Fixing the Problem: Given the opinions noted above, it should come as no surprise that a full 86% of respondents would like to see the 150-hour requirement go away. As for alternatives for helping to fill some of those skill gaps, 28% advocate for recruiting students from other majors (something that is already happening in many firms), while 27% suggest hiring those fifth-year students as interns to get them in the door and learning in a real-world environment.
A Hot-Button Issue: Given the level of participation in this mini survey, IPA knew early on that leaders held strong opinions. Respondents provided many anonymous comments to support and elaborate on their multiple-choice responses, including:
“The required fifth-year courses should focus more on analytics, technology and communication skills.”
“All programs should give either additional units or offer some incentive for doing a winter or summer internship prior to graduating. I think some relevant work experience is helpful and there should be a bigger push at the university level.”

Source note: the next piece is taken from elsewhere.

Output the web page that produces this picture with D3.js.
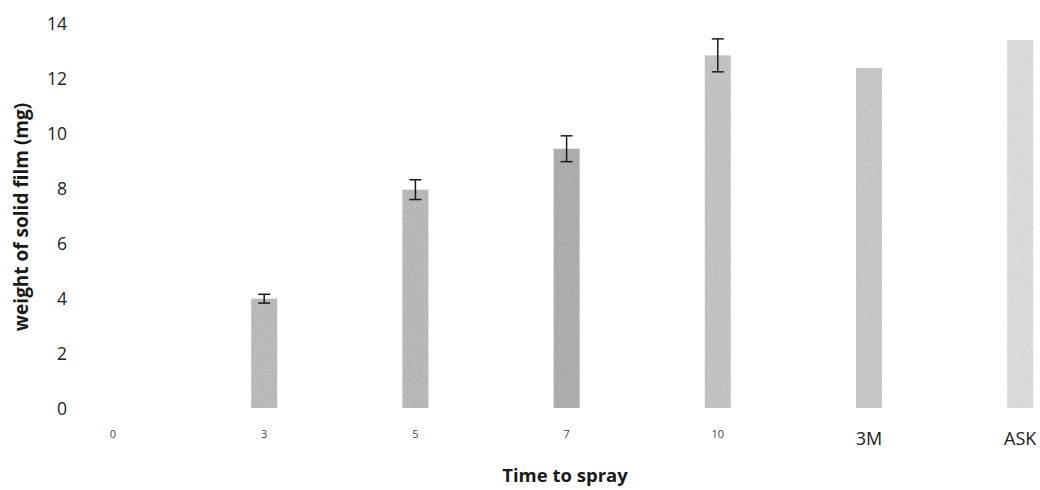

“We need to rethink the entire profession as a trade and allow for a community college graduate to gain experience in order to sit for the CPA exam in lieu of a five-year degree. The world has moved beyond post-secondary education as a requirement for success.”
“Firms are quite good at providing the training they specifically are looking for – let us do it.”
“Communication and analytical thinking are the top two skillsets that impact a person’s future professional success in most areas of business. The education process should focus more on these areas instead of just debits and credits.”
“Having a child recently graduate from college as an accounting major with honors, I was appalled at the types of easy classes her accounting major classmates were taking just to achieve the 150 hours. A year of working experience is so much better!”
“Experience is the best teacher – always has been, always will be.”